Finance is the wrong call when the true cost of the money turns a marginal system into a loss; when the repayments would strain the budget the savings were meant to relieve; or when it's being used to rush you past the checks — a deposit-pressure tactic our installer-checking guide covers in detail. A good deal survives a week of thinking; a bad one needs you to sign today.
Doesn't Mission Green
offer this finance too?
Yes — $0-upfront plans through Brighte, Plenti and 28Watts. Which is exactly why you should ask us the cash-price question. We will answer it.
We're not writing this page from a mountaintop. Mission Green offers $0-upfront finance, our partners include an interest-free-style option and a green loan with a disclosed rate, and point-of-sale finance carries costs on the installer side of the counter — for us like everyone else. Pretending otherwise would be exactly the kind of quiet dishonesty this page exists to expose.
So here's the standing offer: ask us for our best cash price and our finance price for the same system, and you'll get both, in writing. If the cheapest honest path for you is cash, or a loan from someone else, or waiting — we'll say so. That's not a slogan; it's a policy we publish the receipts for on our public honesty record, which tracks how often our advice is "wait" or "no".
And if any installer — us included — won't put the cash price next to the finance price, walk. It's your money; you're entitled to see what it's actually buying.
So — should you take the interest-free deal?
Only after you've seen the cash price. Here's the recommendation we'd give a friend, in four steps.
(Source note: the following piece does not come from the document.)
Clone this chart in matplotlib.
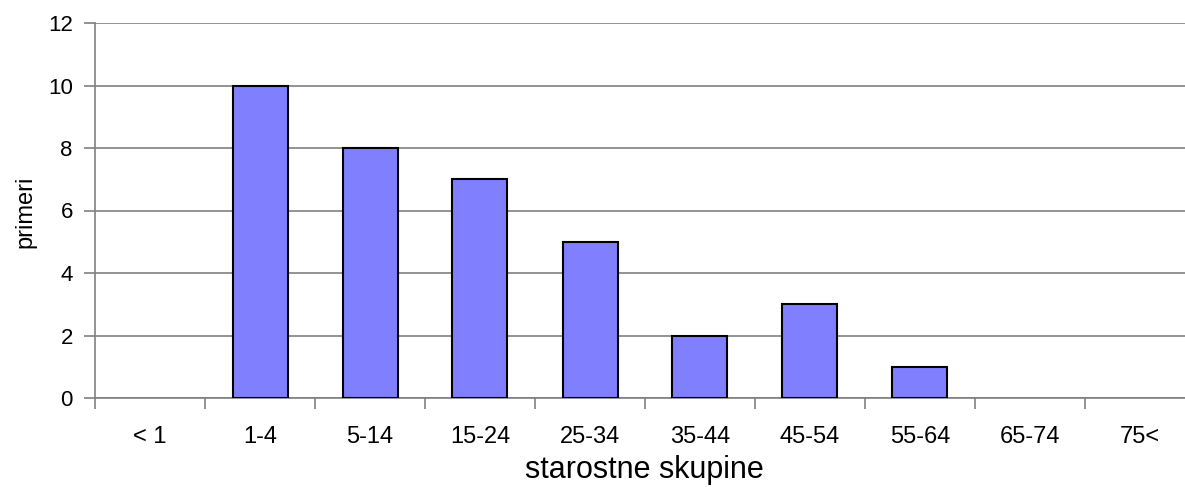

One: get the best cash price for the exact system, from every installer quoting you — including us. Two: get the total amount repayable on each finance option over its full term, in writing. Three: compare the totals; the gap between finance and cash is the real cost of the money, whatever the plan is called. Four: if the system's payback still comfortably beats that real cost and the repayments fit your budget, finance is a fair call — if it doesn't, pay cash, choose a cheaper loan, or wait. For loan-versus-redraw decisions, take it to an independent adviser or ASIC's MoneySmart rather than anyone with a system to sell you — this page, ours included, is general information, not financial advice.
Interest-free solar?
Your questions, answered.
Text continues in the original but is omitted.